======== Source material ========

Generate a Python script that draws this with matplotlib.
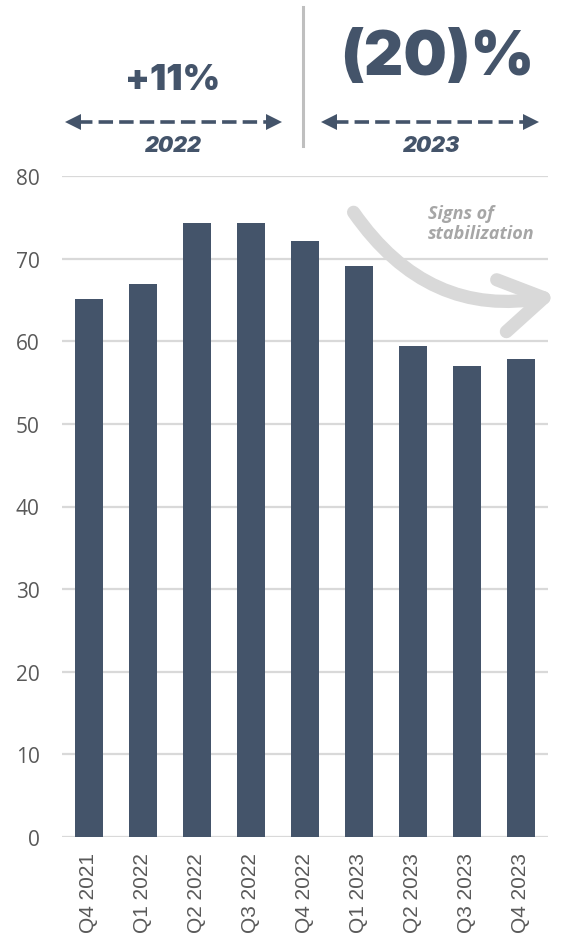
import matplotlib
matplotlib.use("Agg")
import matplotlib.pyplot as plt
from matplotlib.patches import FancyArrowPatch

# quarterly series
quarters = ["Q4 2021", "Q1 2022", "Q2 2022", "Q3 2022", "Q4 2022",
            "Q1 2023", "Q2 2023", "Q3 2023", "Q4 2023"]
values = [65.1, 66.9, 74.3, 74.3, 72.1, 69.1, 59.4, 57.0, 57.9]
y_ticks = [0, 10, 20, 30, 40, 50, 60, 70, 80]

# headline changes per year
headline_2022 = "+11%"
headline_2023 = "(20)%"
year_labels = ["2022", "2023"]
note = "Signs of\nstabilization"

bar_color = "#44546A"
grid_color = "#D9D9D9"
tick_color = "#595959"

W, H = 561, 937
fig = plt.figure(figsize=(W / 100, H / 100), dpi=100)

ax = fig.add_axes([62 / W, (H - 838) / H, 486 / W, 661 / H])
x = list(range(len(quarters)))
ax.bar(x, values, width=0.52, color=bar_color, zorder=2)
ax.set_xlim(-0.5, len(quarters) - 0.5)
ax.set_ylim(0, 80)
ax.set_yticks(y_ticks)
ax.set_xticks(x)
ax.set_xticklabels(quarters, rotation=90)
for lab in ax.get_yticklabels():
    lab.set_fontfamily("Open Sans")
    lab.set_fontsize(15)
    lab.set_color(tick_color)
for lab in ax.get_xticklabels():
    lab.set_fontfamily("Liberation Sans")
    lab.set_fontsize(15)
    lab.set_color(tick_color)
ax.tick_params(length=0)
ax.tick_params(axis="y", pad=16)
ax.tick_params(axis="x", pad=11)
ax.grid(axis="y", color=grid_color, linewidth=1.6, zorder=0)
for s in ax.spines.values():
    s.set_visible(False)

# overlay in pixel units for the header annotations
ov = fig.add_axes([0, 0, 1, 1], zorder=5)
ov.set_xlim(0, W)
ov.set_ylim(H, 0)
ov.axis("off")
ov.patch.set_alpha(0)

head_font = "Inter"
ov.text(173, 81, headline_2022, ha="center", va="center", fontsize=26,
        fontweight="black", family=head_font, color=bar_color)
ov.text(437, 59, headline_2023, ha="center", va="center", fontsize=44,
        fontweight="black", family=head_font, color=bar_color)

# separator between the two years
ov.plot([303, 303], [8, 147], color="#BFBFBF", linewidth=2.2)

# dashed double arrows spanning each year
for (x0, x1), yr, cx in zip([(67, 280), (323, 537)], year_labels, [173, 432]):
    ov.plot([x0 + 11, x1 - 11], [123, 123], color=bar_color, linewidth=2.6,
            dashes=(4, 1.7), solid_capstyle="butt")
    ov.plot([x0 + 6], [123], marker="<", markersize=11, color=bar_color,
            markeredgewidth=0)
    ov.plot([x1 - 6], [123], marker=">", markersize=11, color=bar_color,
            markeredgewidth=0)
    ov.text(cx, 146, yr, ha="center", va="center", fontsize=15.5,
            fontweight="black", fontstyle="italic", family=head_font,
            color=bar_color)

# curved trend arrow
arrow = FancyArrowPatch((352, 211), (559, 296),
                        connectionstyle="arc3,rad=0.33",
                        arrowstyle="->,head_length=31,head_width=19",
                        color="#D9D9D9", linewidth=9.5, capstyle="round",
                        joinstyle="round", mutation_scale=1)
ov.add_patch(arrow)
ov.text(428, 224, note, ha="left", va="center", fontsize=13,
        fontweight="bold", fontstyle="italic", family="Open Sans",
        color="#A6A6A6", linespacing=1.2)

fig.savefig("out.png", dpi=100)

========

◆ Your instructions ◆
Starting at the first line of the material, output exactly the lines up to and including the one with "fig = plt.figure(figsize=(W". Do not include the pictures.

◆ Response to this task ◆
Generate a Python script that draws this with matplotlib.
import matplotlib
matplotlib.use("Agg")
import matplotlib.pyplot as plt
from matplotlib.patches import FancyArrowPatch

# quarterly series
quarters = ["Q4 2021", "Q1 2022", "Q2 2022", "Q3 2022", "Q4 2022",
            "Q1 2023", "Q2 2023", "Q3 2023", "Q4 2023"]
values = [65.1, 66.9, 74.3, 74.3, 72.1, 69.1, 59.4, 57.0, 57.9]
y_ticks = [0, 10, 20, 30, 40, 50, 60, 70, 80]

# headline changes per year
headline_2022 = "+11%"
headline_2023 = "(20)%"
year_labels = ["2022", "2023"]
note = "Signs of\nstabilization"

bar_color = "#44546A"
grid_color = "#D9D9D9"
tick_color = "#595959"

W, H = 561, 937
fig = plt.figure(figsize=(W / 100, H / 100), dpi=100)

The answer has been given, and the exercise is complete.